"There’s one primary relationship in every film: the relationship between the subject and the filmmaker... maybe when we’re performing we feel more like ourselves than we do in the ‘Real World'."

(Filmmaker Magazine)


The beautiful thing about making art is the enormous possibility of failure. And I can only speak for myself, but I think the feeling that it’s never good enough or that it’s never right is probably a lot of what makes me work really, really hard, for a long time.

(The Village Voice)


Part of Time Warner's 150 incubator, Sundance Institute's 2016 New Frontier Lab and one of Filmmaker Magazine’s 25 New Faces of Independent Film, Josephine Decker has been said to be ushering in a “new grammar of narrative” (The New Yorker).  Her newest feature Madeline’s Madeline World Premiered at Sundance 2018 where it was called a “mind-scrambling masterpiece” by Indiewire and a “radical, breathtaking beauty” by The Village Voice. She premiered her first two narrative features at the Berlinale Forum 2014 to similarly rave reviews. The films were listed #2 and #10 on The New Yorker’s Top Ten List of 2014, played about a hundred festivals around the world, won Sarasota Film Festival’s Independent Visions Award, Tangerine Entertainment’s prize for a rising female director and many other awards.  

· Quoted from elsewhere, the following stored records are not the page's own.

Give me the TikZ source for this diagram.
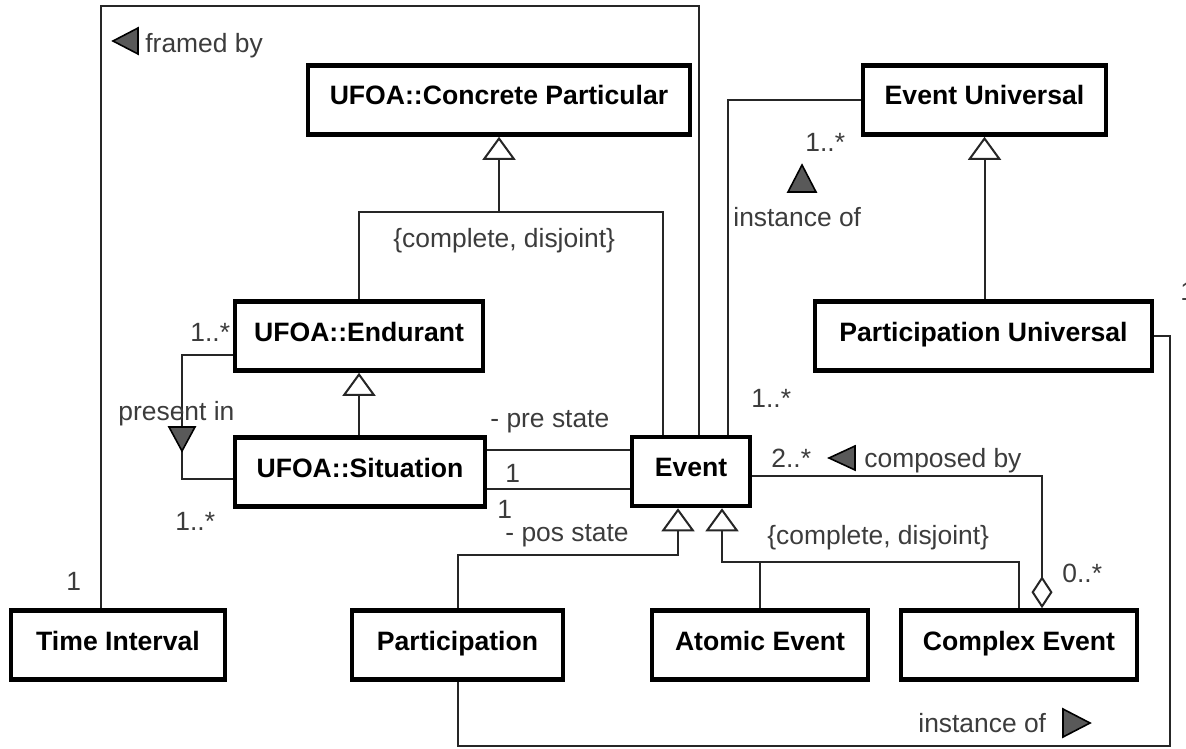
\documentclass[tikz,border=0pt]{standalone}
\usepackage{fontspec}
\setmainfont{Liberation Sans}
\usetikzlibrary{arrows.meta}
\definecolor{lblc}{HTML}{3C3C3C}
\begin{document}
\begin{tikzpicture}[x=0.5pt,y=-0.5pt,
  cls/.style={draw, line width=2.3pt, inner sep=0pt, minimum height=34.5pt,
    text height=9.5pt, text depth=4.5pt,
    font=\fontsize{13.3}{15}\selectfont\bfseries, text=black, fill=white},
  lbl/.style={inner sep=0pt, font=\fontsize{13.2}{15}\selectfont, text=lblc, anchor=base west},
  conn/.style={line width=1pt, draw=black!85},
  gen/.style={conn, -{Triangle[open, width=16.5pt, length=11.5pt, line width=1pt]}},
  agg/.style={conn, -{Diamond[open, width=10.5pt, length=16pt, line width=1pt]}},
  nav/.style={fill=black!65, draw=black, line width=0.8pt, line join=miter}]
\useasboundingbox[fill=white] (0,0) rectangle (1186,748);

% classes
\node[cls, minimum width=191pt]   (cp)      at (499,100)   {UFOA::Concrete Particular};
\node[cls, minimum width=121.5pt] (eu)      at (984.5,100) {Event Universal};
\node[cls, minimum width=168.5pt] (pu)      at (983.5,336) {Participation Universal};
\node[cls, minimum width=124pt]   (endur)   at (359,336)   {UFOA::Endurant};
\node[cls, minimum width=125pt]   (sit)     at (360,472)   {UFOA::Situation};
\node[cls, minimum width=59pt]    (event)   at (691,471.5) {Event};
\node[cls, minimum width=107pt]   (ti)      at (118,645)   {Time Interval};
\node[cls, minimum width=105.5pt] (part)    at (457.5,645) {Participation};
\node[cls, minimum width=108pt]   (atomic)  at (760,645)   {Atomic Event};
\node[cls, minimum width=118pt]   (complex) at (1019,645)  {Complex Event};

% helper coordinates
\coordinate (f1) at (101,6);
\coordinate (f2) at (699,6);
\coordinate (g1) at (499,212);
\coordinate (g1r) at (663,212);
\coordinate (p1) at (182,355);
\coordinate (p2) at (182,479);
\coordinate (s1) at (560,450);
\coordinate (s2) at (560,489);
\coordinate (t1) at (678,555);
\coordinate (t2) at (722,562);
\coordinate (c1) at (1042,476);
\coordinate (i1) at (728,100);
\coordinate (b2) at (1170,745.5);

% framed by
\draw[conn] (ti.north -| f1) -- (f1) -- (f2) -- (event.north -| f2);
% generalization to Concrete Particular
\draw[conn] (endur.north) |- (g1r) -- (event.north -| g1r);
\draw[gen] (g1) -- (cp.south -| g1);
% Situation -> Endurant
\draw[gen] (sit.north -| endur.south) -- (endur.south);
% present in
\draw[conn] (endur.west |- p1) -- (p1) -- (p2) -- (sit.west |- p2);
% pre / pos state
\draw[conn] (sit.east |- s1) -- (event.west |- s1);
\draw[conn] (sit.east |- s2) -- (event.west |- s2);
% Event generalizations
\draw[gen] (part.north) |- (t1) -- (event.south -| t1);
\draw[gen] (complex.north) |- (t2) -- (event.south -| t2);
\draw[conn] (atomic.north) -- (atomic.north |- t2);
% composed by
\draw[agg] (event.east |- c1) -| (complex.north -| c1);
% instance of (Event -> Event Universal)
\draw[conn] (event.north -| i1) |- (eu.west);
% Participation Universal -> Event Universal
\draw[gen] (pu.north -| eu.south) -- (eu.south);
% instance of (Participation -> Participation Universal)
\draw[conn] (part.south) |- (b2) |- (pu.east);

% navigability triangles
\draw[nav] (113,41) -- (138,28) -- (138,54) -- cycle;
\draw[nav] (182,451) -- (169,427) -- (195,427) -- cycle;
\draw[nav] (802,165) -- (788,192) -- (816,192) -- cycle;
\draw[nav] (829,458) -- (855,446) -- (855,470) -- cycle;
\draw[nav] (1090,723) -- (1063,709) -- (1063,737) -- cycle;

% labels
\node[lbl] (lframed) at (145,53)  {framed by};
\node[lbl] (lcd1)    at (393,248) {\{complete, disjoint\}};
\node[lbl] (lm1)     at (190,341) {1..*};
\node[lbl] (lpres)   at (118,420) {present in};
\node[lbl] (lm2)     at (175,530) {1..*};
\node[lbl] (lpre)    at (490,427) {- pre state};
\node[lbl] (lone1)   at (505,482) {1};
\node[lbl] (lone2)   at (497,518) {1};
\node[lbl] (lpos)    at (505,541) {- pos state};
\node[lbl] (lone3)   at (66,590)  {1};
\node[lbl] (lm3)     at (751,407) {1..*};
\node[lbl] (lm4)     at (771,467) {2..*};
\node[lbl] (lcomp)   at (864,467) {composed by};
\node[lbl] (lcd2)    at (767,544) {\{complete, disjoint\}};
\node[lbl] (lm5)     at (1062,582) {0..*};
\node[lbl] (lm6)     at (805,152) {1..*};
\node[lbl] (linst1)  at (733,227) {instance of};
\node[lbl] (linst2)  at (918,732) {instance of};
\node[lbl] (lm7)     at (1180,300) {1..*};
\end{tikzpicture}
\end{document}
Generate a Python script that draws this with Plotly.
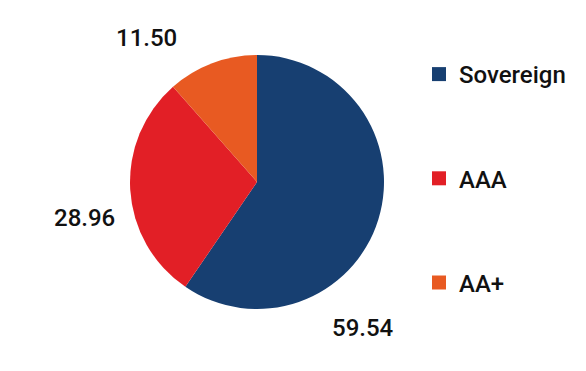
import plotly.graph_objects as go

# ---- data ----
categories = ["Sovereign", "AAA", "AA+"]
values = [59.54, 28.96, 11.50]

# ---- style ----
colors = ["#173f71", "#e21f26", "#e85a22"]
FONT = "Roboto, Arial, sans-serif"
W, H = 586, 371
cx, cy, R = 257, 182, 127          # pie centre / radius in pixels
# label anchor offsets from pie centre (pixels, layout only)
label_offsets = [(106, 146), (-173, 36), (-111, -144)]

fig = go.Figure()
fig.add_trace(go.Pie(
    labels=categories, values=values, sort=False, direction="clockwise",
    rotation=0, marker=dict(colors=colors, line=dict(width=0)),
    textinfo="none", hoverinfo="label+value", showlegend=False,
    domain=dict(x=[(cx - R) / W, (cx + R) / W],
                y=[(H - cy - R) / H, (H - cy + R) / H]),
))

# legend entries as dummy traces so spacing can be controlled
for i, (c, col) in enumerate(zip(categories, colors)):
    fig.add_trace(go.Scatter(
        x=[None], y=[None], mode="markers", name=c,
        marker=dict(symbol="square", size=14, color=col),
        legendgroup=f"g{i}", showlegend=True,
    ))

for v, (dx, dy) in zip(values, label_offsets):
    fig.add_annotation(
        x=(cx + dx) / W, y=(H - cy - dy) / H, xref="paper", yref="paper",
        text=f"{v:.2f}", showarrow=False, xanchor="center", yanchor="middle",
        font=dict(family=FONT, size=24, color="#111111", weight=500),
    )

fig.update_layout(
    width=W, height=H,
    margin=dict(l=0, r=0, t=0, b=0),
    paper_bgcolor="white", plot_bgcolor="white",
    xaxis=dict(visible=False), yaxis=dict(visible=False),
    font=dict(family=FONT, size=24, color="#111111"),
    legend=dict(x=419 / W, y=(H - 52) / H, xanchor="left", yanchor="top",
                traceorder="grouped", tracegroupgap=70,
                font=dict(family=FONT, size=24, color="#111111", weight=500),
                bgcolor="rgba(0,0,0,0)"),
    showlegend=True,
)

fig.write_html("out.html", config={"displayModeBar": False},
               post_script="document.body.style.margin='0px';")
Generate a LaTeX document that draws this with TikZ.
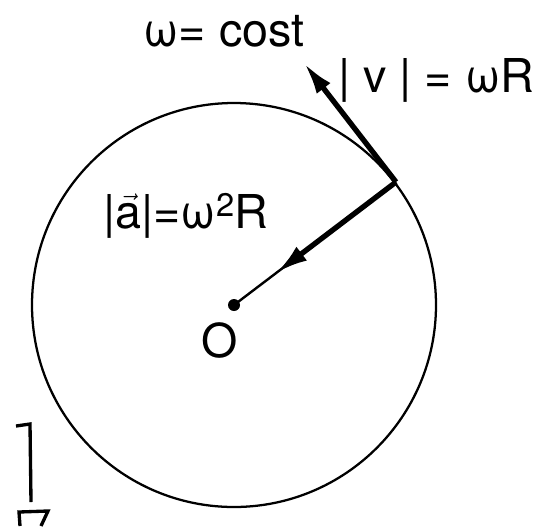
\documentclass[tikz,border=0pt]{standalone}
\usepackage{amsmath}
\usepackage{fontspec}
\setmainfont{TeX Gyre Heros}
\usetikzlibrary{arrows.meta,calc}

\begin{document}
\begin{tikzpicture}[
    x=0.75pt, y=-0.75pt,
    vecarr/.style={-{Latex[length=24pt,width=13pt]}, line width=4pt},
    thinline/.style={line width=1.8pt},
    lbl/.style={font=\fontsize{35}{40}\selectfont, inner sep=0pt},
  ]
  \useasboundingbox (0,0) rectangle (535,526);

  % Circle and centre
  \coordinate (O) at (234,305);
  \draw[line width=1.7pt] (O) circle[radius=202];
  \fill (O) circle[radius=6];

  % Point on the circle and vector tips
  \coordinate (P) at (396,182);
  \coordinate (V) at (304,63);
  \coordinate (A) at ($(P)!0.74!(O)$);

  % Velocity and acceleration
  \draw[thinline] (P) -- (O);
  \draw[vecarr] (P) -- (V);
  \draw[vecarr] (P) -- (A);

  % Labels
  \node[lbl] (omega) at (224,31) {ω= cost};
  \node[lbl, anchor=west] (vlab) at (338,80) {| v | = ωR};
  \node[lbl, anchor=west] (alab) at (103,216) {|$\vec{\text{a}}$|=ω\textsuperscript{2}R};
  \node[lbl] (olab) at (220,340) {O};

  % Marks at the lower left
  \draw[line width=2.5pt] (16,426) -- (30,424) -- (31,502);
  \draw[line width=2.5pt] (20,526) -- (19,512) -- (48,511) -- (41,526);
\end{tikzpicture}
\end{document}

Josephine comes from a documentary background; she helped to produce documentaries for A&E and Discovery before moving into indie film with her feature documentary Bi The Way (SXSW, MTV’s Logo and Netflix, 2008).  She recently directed 20 short docs for the Museum of the City of New York and has directed content for United Way and other non-profits. 


Thanks to the surreal elements of her work, she was selected to make a short as part of the dream-adaptation feature film collective: unconscious (SXSW Competition 2016), which has received over 500,000 views as part of its innovative free release on BitTorrent and Vimeo.   Last fall, she incubated a dance film at Princeton University with Butoh choreographer Vangeline and students.  Interested in melding unconventional movement and narrative, she loves to teach and work through collaboration with existing communities.  Josephine spent a year in Pig Iron Theater’s Advanced Performance Training to study collaborative writing and regularly leads sessions of the innovative residency program The School of Making Thinking.  She had the honor this past April of 2017 of creating a Virtual Reality piece in residency at Wolf Kino in Berlin.  Her VR work has been incubated at Sundance New Frontier Lab and Oculus’ DevLab.